Sennen parish church is dedicated to St Sinninus (St Senán), a sixth century Irish saint, but has also been dedicated to St John the Baptist. There has been a church here since at least the 15th century. In 1327 and 1430 the patron of Sennen is described as a female saint Senana. However in later times it has been assumed that Senanus is the patron saint. The identification of this Cornish saint with St Senan of Scattery Island appears to have no foundation.

The church of St. Sennen is mediaeval. A visit by members of the Penzance Natural History and Antiquarian Society on their annual excursion in August 1893 resulted in a translation of a Latin inscription on a stone at the base of the font as ″In the year of the Lord 1441 [2, 3, or 4], this Church was dedicated on [the festival of] the beheading of St John the Baptist″. (The feast referred to is celebrated on 29 August.) It is known as the parish church of Land's End and the patron is the Duke of Cornwall.

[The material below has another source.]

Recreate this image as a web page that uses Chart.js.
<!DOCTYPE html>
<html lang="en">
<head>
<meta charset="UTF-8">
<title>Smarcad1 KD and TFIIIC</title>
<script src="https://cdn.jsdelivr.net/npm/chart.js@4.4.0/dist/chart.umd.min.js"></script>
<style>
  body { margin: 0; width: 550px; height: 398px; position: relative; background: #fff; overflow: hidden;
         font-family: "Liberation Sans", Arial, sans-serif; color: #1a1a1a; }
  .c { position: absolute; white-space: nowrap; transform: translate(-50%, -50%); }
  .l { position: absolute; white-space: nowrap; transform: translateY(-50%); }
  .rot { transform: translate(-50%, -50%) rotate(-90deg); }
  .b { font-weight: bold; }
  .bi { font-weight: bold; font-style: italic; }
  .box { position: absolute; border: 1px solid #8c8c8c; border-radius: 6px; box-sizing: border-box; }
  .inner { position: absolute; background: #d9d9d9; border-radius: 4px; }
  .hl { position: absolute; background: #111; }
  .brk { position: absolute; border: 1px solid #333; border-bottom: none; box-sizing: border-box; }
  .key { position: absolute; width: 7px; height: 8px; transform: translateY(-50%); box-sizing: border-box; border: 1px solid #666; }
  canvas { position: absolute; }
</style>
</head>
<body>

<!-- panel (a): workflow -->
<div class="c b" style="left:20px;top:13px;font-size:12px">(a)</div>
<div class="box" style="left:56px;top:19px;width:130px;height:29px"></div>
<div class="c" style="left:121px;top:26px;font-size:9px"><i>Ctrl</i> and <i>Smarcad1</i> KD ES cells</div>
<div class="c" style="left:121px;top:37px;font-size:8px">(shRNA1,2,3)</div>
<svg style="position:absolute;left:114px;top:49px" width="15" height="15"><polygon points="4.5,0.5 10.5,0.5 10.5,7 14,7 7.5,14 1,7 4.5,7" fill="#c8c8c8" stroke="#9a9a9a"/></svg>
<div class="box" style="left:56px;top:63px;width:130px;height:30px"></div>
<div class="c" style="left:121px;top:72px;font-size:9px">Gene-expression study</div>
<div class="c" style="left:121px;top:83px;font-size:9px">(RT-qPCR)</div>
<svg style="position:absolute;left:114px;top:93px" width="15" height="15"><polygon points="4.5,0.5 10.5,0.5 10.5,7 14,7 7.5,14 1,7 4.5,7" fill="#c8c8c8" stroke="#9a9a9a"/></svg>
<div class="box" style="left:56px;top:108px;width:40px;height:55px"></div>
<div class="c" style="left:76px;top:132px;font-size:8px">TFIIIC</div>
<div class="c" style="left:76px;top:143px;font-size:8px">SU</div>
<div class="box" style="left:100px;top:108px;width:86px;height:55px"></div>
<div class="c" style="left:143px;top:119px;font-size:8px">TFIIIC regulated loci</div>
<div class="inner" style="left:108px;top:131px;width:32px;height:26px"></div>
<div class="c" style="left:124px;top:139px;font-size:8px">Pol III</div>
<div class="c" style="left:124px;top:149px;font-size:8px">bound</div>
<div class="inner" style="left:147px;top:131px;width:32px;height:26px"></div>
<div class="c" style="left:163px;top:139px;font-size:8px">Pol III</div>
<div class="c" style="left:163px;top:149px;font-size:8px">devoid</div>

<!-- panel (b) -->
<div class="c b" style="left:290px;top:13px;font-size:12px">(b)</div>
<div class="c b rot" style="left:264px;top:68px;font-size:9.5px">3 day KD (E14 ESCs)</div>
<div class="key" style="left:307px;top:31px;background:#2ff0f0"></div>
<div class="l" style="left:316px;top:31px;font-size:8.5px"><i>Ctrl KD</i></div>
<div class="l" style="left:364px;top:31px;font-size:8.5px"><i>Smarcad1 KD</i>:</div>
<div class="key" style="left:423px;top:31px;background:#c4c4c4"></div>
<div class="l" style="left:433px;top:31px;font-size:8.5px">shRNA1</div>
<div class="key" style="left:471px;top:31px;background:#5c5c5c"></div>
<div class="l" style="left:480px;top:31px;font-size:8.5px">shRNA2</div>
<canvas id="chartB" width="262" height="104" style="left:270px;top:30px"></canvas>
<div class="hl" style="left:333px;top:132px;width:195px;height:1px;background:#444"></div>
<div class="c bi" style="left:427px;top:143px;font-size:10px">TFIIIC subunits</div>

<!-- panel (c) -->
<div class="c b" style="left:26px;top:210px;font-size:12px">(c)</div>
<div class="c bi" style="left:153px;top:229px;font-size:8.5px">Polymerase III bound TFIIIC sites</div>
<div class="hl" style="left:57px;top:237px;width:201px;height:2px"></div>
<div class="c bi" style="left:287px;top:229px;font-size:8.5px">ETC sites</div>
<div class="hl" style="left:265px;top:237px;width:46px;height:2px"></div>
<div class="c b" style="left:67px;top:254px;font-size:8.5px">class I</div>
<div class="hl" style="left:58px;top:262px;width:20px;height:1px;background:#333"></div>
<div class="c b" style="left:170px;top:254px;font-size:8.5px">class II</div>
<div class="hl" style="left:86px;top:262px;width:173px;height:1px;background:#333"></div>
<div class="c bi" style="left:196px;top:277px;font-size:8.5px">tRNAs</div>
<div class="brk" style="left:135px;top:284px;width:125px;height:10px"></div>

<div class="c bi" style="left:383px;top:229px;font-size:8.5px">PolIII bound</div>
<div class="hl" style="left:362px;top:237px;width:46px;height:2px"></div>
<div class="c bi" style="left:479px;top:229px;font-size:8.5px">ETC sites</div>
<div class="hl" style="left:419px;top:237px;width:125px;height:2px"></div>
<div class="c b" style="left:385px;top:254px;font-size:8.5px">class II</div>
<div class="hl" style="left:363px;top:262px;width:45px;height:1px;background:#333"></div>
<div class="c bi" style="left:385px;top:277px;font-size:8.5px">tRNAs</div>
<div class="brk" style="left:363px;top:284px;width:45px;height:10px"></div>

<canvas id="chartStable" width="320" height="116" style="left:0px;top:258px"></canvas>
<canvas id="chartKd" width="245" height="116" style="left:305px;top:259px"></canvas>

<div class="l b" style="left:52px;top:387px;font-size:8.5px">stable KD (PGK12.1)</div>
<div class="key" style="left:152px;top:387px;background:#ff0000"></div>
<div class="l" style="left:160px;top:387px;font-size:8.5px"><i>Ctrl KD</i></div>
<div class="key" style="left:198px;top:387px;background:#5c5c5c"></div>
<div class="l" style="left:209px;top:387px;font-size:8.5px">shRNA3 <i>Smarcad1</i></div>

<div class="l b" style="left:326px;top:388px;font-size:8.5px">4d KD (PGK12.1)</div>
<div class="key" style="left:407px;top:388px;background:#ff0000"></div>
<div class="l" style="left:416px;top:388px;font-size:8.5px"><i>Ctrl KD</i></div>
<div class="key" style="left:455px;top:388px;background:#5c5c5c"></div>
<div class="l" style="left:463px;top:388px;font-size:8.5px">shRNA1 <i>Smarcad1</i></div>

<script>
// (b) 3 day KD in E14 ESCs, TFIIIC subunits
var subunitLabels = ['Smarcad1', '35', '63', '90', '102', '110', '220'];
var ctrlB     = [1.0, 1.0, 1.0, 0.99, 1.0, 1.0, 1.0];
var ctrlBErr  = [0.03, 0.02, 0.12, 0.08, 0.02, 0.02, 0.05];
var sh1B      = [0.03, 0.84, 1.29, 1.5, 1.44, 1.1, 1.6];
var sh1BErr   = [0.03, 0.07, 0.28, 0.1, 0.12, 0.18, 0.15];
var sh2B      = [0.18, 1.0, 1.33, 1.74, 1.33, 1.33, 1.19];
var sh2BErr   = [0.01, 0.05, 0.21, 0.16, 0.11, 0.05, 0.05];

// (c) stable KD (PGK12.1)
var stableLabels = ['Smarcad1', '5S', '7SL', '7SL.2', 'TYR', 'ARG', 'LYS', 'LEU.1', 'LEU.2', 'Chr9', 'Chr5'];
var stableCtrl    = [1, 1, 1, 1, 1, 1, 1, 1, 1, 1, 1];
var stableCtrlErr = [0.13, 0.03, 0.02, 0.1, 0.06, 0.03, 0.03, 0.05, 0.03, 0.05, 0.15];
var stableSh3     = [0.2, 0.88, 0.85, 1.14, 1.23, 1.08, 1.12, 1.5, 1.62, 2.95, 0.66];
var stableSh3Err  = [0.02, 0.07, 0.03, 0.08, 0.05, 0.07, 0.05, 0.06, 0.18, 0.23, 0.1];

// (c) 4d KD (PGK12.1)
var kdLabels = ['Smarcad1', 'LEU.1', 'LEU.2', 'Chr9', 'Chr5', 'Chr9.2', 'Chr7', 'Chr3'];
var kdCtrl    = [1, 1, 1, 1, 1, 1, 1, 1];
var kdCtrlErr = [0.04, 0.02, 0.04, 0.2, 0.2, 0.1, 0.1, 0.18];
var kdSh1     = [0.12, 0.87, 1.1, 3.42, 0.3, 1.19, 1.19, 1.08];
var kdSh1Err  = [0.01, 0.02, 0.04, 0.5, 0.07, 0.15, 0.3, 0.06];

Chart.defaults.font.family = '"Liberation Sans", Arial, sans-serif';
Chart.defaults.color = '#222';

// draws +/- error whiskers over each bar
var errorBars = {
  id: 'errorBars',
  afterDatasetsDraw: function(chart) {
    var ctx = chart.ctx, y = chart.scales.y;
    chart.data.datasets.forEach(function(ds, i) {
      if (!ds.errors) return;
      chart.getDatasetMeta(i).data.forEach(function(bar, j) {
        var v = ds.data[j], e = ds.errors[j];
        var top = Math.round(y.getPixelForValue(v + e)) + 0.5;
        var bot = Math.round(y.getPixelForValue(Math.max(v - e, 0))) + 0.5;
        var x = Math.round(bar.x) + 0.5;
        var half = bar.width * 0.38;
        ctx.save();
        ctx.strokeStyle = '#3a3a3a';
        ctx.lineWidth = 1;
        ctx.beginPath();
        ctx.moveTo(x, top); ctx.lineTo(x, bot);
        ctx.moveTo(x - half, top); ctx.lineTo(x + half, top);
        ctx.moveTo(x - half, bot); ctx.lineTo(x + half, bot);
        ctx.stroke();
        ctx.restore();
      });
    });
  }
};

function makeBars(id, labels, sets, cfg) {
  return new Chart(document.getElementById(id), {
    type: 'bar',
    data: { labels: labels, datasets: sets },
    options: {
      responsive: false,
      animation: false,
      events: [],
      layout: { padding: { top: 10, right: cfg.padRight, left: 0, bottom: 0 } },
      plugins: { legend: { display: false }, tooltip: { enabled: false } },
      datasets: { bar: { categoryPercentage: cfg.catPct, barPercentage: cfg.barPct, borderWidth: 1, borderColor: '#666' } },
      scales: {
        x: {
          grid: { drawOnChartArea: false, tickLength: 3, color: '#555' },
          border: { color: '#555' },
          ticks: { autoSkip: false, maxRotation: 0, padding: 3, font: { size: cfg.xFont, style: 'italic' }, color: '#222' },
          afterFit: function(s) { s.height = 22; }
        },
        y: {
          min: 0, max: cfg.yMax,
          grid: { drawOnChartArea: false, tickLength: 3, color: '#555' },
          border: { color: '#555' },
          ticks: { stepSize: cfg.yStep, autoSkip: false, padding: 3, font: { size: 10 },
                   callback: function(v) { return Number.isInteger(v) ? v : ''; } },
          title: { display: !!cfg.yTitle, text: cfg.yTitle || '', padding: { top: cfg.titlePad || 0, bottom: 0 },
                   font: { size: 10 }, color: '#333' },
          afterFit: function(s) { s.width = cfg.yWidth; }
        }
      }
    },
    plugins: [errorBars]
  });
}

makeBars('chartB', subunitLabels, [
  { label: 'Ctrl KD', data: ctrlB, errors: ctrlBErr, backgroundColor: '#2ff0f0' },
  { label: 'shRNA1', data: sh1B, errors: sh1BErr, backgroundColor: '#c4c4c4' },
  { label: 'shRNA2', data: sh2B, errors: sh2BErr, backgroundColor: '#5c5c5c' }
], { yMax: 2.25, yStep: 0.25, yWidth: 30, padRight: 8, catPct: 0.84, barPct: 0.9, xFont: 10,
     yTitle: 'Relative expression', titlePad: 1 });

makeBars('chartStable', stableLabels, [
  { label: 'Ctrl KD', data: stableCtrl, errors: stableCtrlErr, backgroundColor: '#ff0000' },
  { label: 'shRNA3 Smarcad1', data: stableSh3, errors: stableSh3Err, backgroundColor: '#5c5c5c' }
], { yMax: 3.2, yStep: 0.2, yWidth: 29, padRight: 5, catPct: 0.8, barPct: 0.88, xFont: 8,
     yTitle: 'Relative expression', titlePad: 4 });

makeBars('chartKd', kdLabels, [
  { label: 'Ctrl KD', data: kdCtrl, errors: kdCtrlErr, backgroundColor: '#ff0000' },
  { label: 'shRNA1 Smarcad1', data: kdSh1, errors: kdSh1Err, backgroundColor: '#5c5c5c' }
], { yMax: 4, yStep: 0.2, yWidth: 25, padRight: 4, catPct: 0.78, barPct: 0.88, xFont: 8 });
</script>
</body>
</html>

The present church has a chancel and nave, a south aisle and a north transept. A wall-painting depicting two round embattled towers was uncovered during restoration in 1867. There is also a headless alabaster figure representing the Virgin Mary in the transept. The church has a three-stage battlemented tower housing a ring of three bells. In 1889 a peal of five bells were installed, replacing the old set of three. Whitechaple Foundry, London cast the bells and each had the following inscription; MEARS and STAINBANE, Whitechapel Foundry, London, 1889.

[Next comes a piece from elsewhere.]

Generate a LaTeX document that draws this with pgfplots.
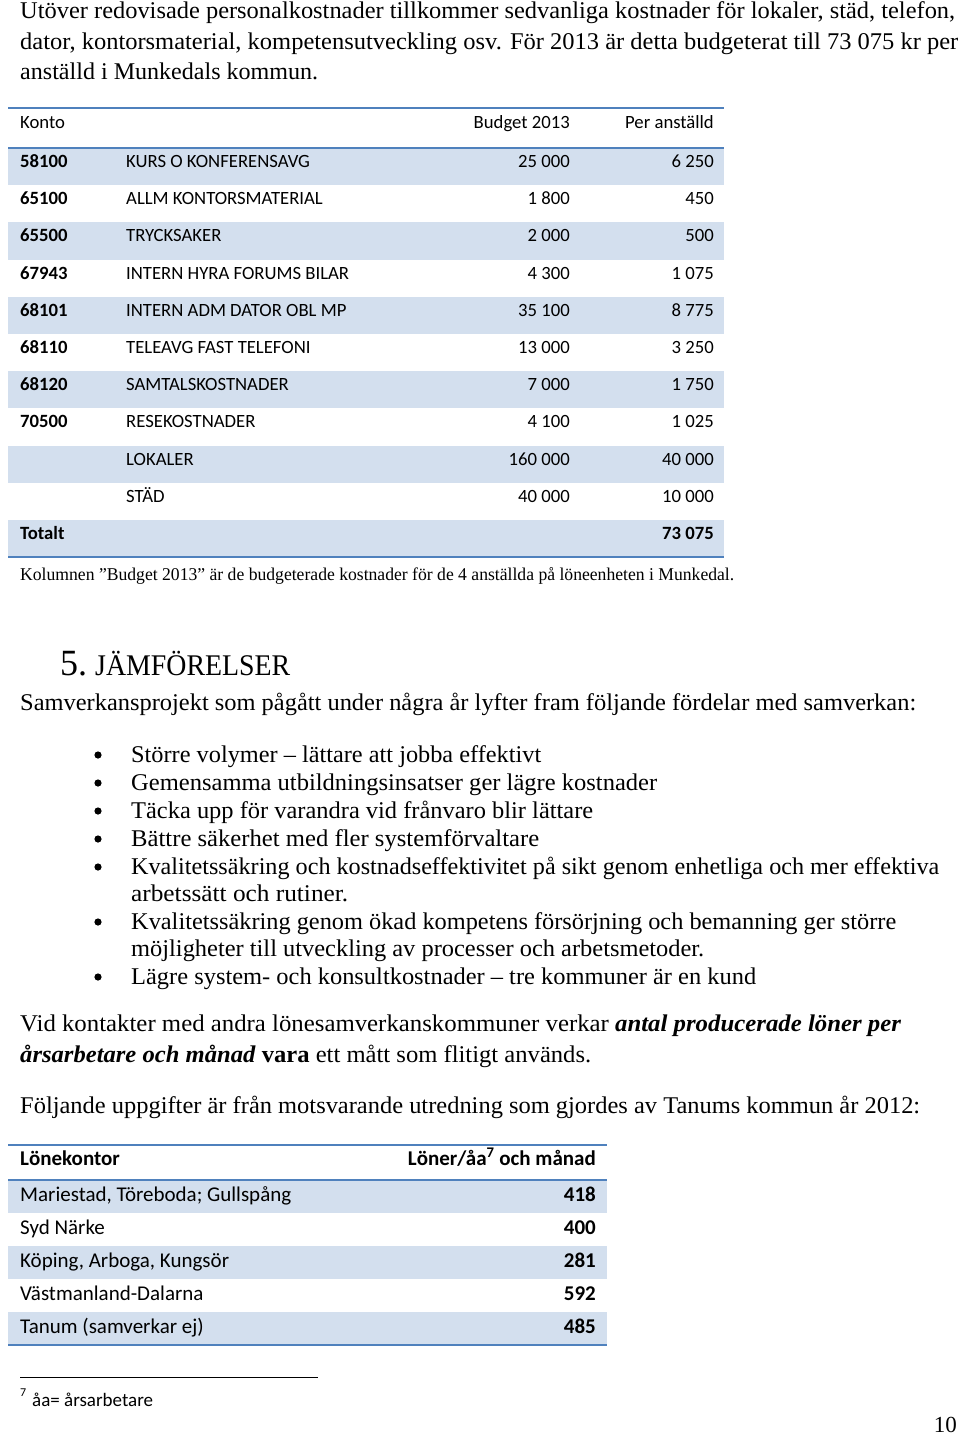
\documentclass[border=0pt]{standalone}
\usepackage{pgfplots}
\pgfplotsset{compat=1.18}
\usepackage{fontspec}
\usepackage{graphicx}
\setmainfont{Liberation Serif}
\newfontfamily\calf{Carlito}
\definecolor{ruleblue}{HTML}{4F81BD}
\definecolor{bandblue}{HTML}{D3DFEE}
\newcommand\fsz[1]{\fontsize{#1pt}{#1pt}\selectfont}
\newcommand\RW[2]{\resizebox{#1pt}{\height}{#2}}
\newcommand\TL[3]{\node[anchor=base west,inner sep=0pt] at (axis cs:#1,#2) {#3};}
\newcommand\TR[3]{\node[anchor=base east,inner sep=0pt] at (axis cs:#1,#2) {#3};}
\newcommand\BAND[4]{\fill[fill=bandblue] (axis cs:#1,#2) rectangle (axis cs:#3,#4);}
\newcommand\BUL[1]{\fill (axis cs:98,#1) circle[radius=3.6pt];}
\newcommand\ta{\calf\fsz{18.7}}
\newcommand\tb{\calf\fsz{21}}
\begin{document}
\begin{tikzpicture}
\begin{axis}[scale only axis, width=960pt, height=1437pt,
  xmin=0, xmax=960, ymin=0, ymax=1437, y dir=reverse,
  hide axis, clip=false]
\path (axis cs:0,0) rectangle (axis cs:960,1437);
% ---------- intro text
\TL{20}{19}{\fsz{24}\RW{935}{Utöver redovisade personalkostnader tillkommer sedvanliga kostnader för lokaler, städ, telefon,}}
\TL{20}{50}{\fsz{24}\RW{938}{dator, kontorsmaterial, kompetensutveckling osv. För 2013 är detta budgeterat till 73 075 kr per}}
\TL{20}{80}{\fsz{24}\RW{298}{anställd i Munkedals kommun.}}
% ---------- table 1 bands
\BAND{8}{148}{724}{185.2}
\BAND{8}{222.4}{724}{259.6}
\BAND{8}{296.8}{724}{334}
\BAND{8}{371.2}{724}{408.4}
\BAND{8}{445.6}{724}{482.8}
\BAND{8}{520}{724}{557.2}
\draw[ruleblue, line width=1.5pt] (axis cs:8,108) -- (axis cs:724,108);
\draw[ruleblue, line width=2.5pt] (axis cs:8,148) -- (axis cs:724,148);
\draw[ruleblue, line width=2.5pt] (axis cs:8,557) -- (axis cs:724,557);
% header
\TL{20}{128}{\ta Konto}
\TR{570}{128}{\ta Budget 2013}
\TR{714}{128}{\ta Per anställd}
% rows
\TL{20}{167.5}{\ta\bfseries 58100}\TL{126}{167.5}{\ta KURS O KONFERENSAVG}\TR{570}{167.5}{\ta 25 000}\TR{714}{167.5}{\ta 6 250}
\TL{20}{204.7}{\ta\bfseries 65100}\TL{126}{204.7}{\ta ALLM KONTORSMATERIAL}\TR{570}{204.7}{\ta 1 800}\TR{714}{204.7}{\ta 450}
\TL{20}{241.9}{\ta\bfseries 65500}\TL{126}{241.9}{\ta TRYCKSAKER}\TR{570}{241.9}{\ta 2 000}\TR{714}{241.9}{\ta 500}
\TL{20}{279.1}{\ta\bfseries 67943}\TL{126}{279.1}{\ta INTERN HYRA FORUMS BILAR}\TR{570}{279.1}{\ta 4 300}\TR{714}{279.1}{\ta 1 075}
\TL{20}{316.3}{\ta\bfseries 68101}\TL{126}{316.3}{\ta INTERN ADM DATOR OBL MP}\TR{570}{316.3}{\ta 35 100}\TR{714}{316.3}{\ta 8 775}
\TL{20}{353.5}{\ta\bfseries 68110}\TL{126}{353.5}{\ta TELEAVG FAST TELEFONI}\TR{570}{353.5}{\ta 13 000}\TR{714}{353.5}{\ta 3 250}
\TL{20}{390.7}{\ta\bfseries 68120}\TL{126}{390.7}{\ta SAMTALSKOSTNADER}\TR{570}{390.7}{\ta 7 000}\TR{714}{390.7}{\ta 1 750}
\TL{20}{427.9}{\ta\bfseries 70500}\TL{126}{427.9}{\ta RESEKOSTNADER}\TR{570}{427.9}{\ta 4 100}\TR{714}{427.9}{\ta 1 025}
\TL{126}{465.1}{\ta LOKALER}\TR{570}{465.1}{\ta 160 000}\TR{714}{465.1}{\ta 40 000}
\TL{126}{502.3}{\ta STÄD}\TR{570}{502.3}{\ta 40 000}\TR{714}{502.3}{\ta 10 000}
\TL{20}{539.5}{\ta\bfseries Totalt}\TR{714}{539.5}{\ta\bfseries 73 075}
% caption
\TL{20}{580}{\fsz{18}\RW{714}{Kolumnen ”Budget 2013” är de budgeterade kostnader för de 4 anställda på löneenheten i Munkedal.}}
% ---------- heading
\TL{60}{675}{\fsz{37}\RW{27}{5.}}
\TL{95}{675}{\fsz{30}\RW{195}{JÄMFÖRELSER}}
\TL{20}{710}{\fsz{24}\RW{896}{Samverkansprojekt som pågått under några år lyfter fram följande fördelar med samverkan:}}
% bullets
\BUL{755}\BUL{783}\BUL{811}\BUL{839}\BUL{867}\BUL{922}\BUL{977}
\TL{131}{762}{\fsz{24}\RW{410}{Större volymer – lättare att jobba effektivt}}
\TL{131}{790}{\fsz{24}\RW{526}{Gemensamma utbildningsinsatser ger lägre kostnader}}
\TL{131}{818}{\fsz{24}\RW{462}{Täcka upp för varandra vid frånvaro blir lättare}}
\TL{131}{846}{\fsz{24}\RW{408}{Bättre säkerhet med fler systemförvaltare}}
\TL{131}{874}{\fsz{24}\RW{808}{Kvalitetssäkring och kostnadseffektivitet på sikt genom enhetliga och mer effektiva}}
\TL{131}{901}{\fsz{24}\RW{217}{arbetssätt och rutiner.}}
\TL{131}{929}{\fsz{24}\RW{765}{Kvalitetssäkring genom ökad kompetens försörjning och bemanning ger större}}
\TL{131}{956}{\fsz{24}\RW{573}{möjligheter till utveckling av processer och arbetsmetoder.}}
\TL{131}{984}{\fsz{24}\RW{625}{Lägre system- och konsultkostnader – tre kommuner är en kund}}
% paragraph
\TL{20}{1031}{\fsz{24}\RW{881}{Vid kontakter med andra lönesamverkanskommuner verkar \textbf{\textit{antal producerade löner per}}}}
\TL{20}{1062}{\fsz{24}\RW{571}{\textbf{\textit{årsarbetare och månad}} \textbf{vara} ett mått som flitigt används.}}
\TL{20}{1113}{\fsz{24}\RW{900}{Följande uppgifter är från motsvarande utredning som gjordes av Tanums kommun år 2012:}}
% ---------- table 2
\BAND{8}{1180}{607}{1213}
\BAND{8}{1246}{607}{1279}
\BAND{8}{1312}{607}{1345}
\draw[ruleblue, line width=1.5pt] (axis cs:8,1145) -- (axis cs:607,1145);
\draw[ruleblue, line width=2.5pt] (axis cs:8,1180) -- (axis cs:607,1180);
\draw[ruleblue, line width=2.5pt] (axis cs:8,1345) -- (axis cs:607,1345);
\TL{20}{1165}{\tb\bfseries Lönekontor}
\TR{596}{1165}{\tb\bfseries Löner/åa\textsuperscript{7} och månad}
\TL{20}{1201}{\tb Mariestad, Töreboda; Gullspång}\TR{596}{1201}{\tb\bfseries 418}
\TL{20}{1234}{\tb Syd Närke}\TR{596}{1234}{\tb\bfseries 400}
\TL{20}{1267}{\tb Köping, Arboga, Kungsör}\TR{596}{1267}{\tb\bfseries 281}
\TL{20}{1300}{\tb Västmanland-Dalarna}\TR{596}{1300}{\tb\bfseries 592}
\TL{20}{1333}{\tb Tanum (samverkar ej)}\TR{596}{1333}{\tb\bfseries 485}
% ---------- footnote
\draw[black, line width=1pt] (axis cs:20,1377) -- (axis cs:318,1377);
\TL{20}{1396}{\calf\fsz{12}7}
\TL{32}{1406}{\calf\fsz{19}åa= årsarbetare}
\TR{957}{1432}{\fsz{23}10}
\end{axis}
\end{tikzpicture}
\end{document}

Each bell also had a further inscription:-
- Bell 1 – Recast 1889. John Isabell, rector. Edward Trembath, William Hollow, wardens.
- Bell 2 – To the Glory of God.
- Bell 3 – A memorial of Rev R. J. Roe's devoted ministry, 1871–1886.
- Bell 4 – Many donors, through Mary H. Isabell.
- Bell 5 – Ring out o'er land and seas.

There are five Cornish crosses in the parish. One is at Escalls and another at Sennen Green. Trevilley cross is one of only two crosses with a crucifixus figure on a cross carved onto the stone (there is a cross on the other side of the head). A cross on the churchyard wall came from a site near the Giant's Stone. A fine cross in the cemetery adjoining the churchyard was found in use as a footbridge near Trevear and moved to the churchyard in 1878. About 1890 it was moved to its present position.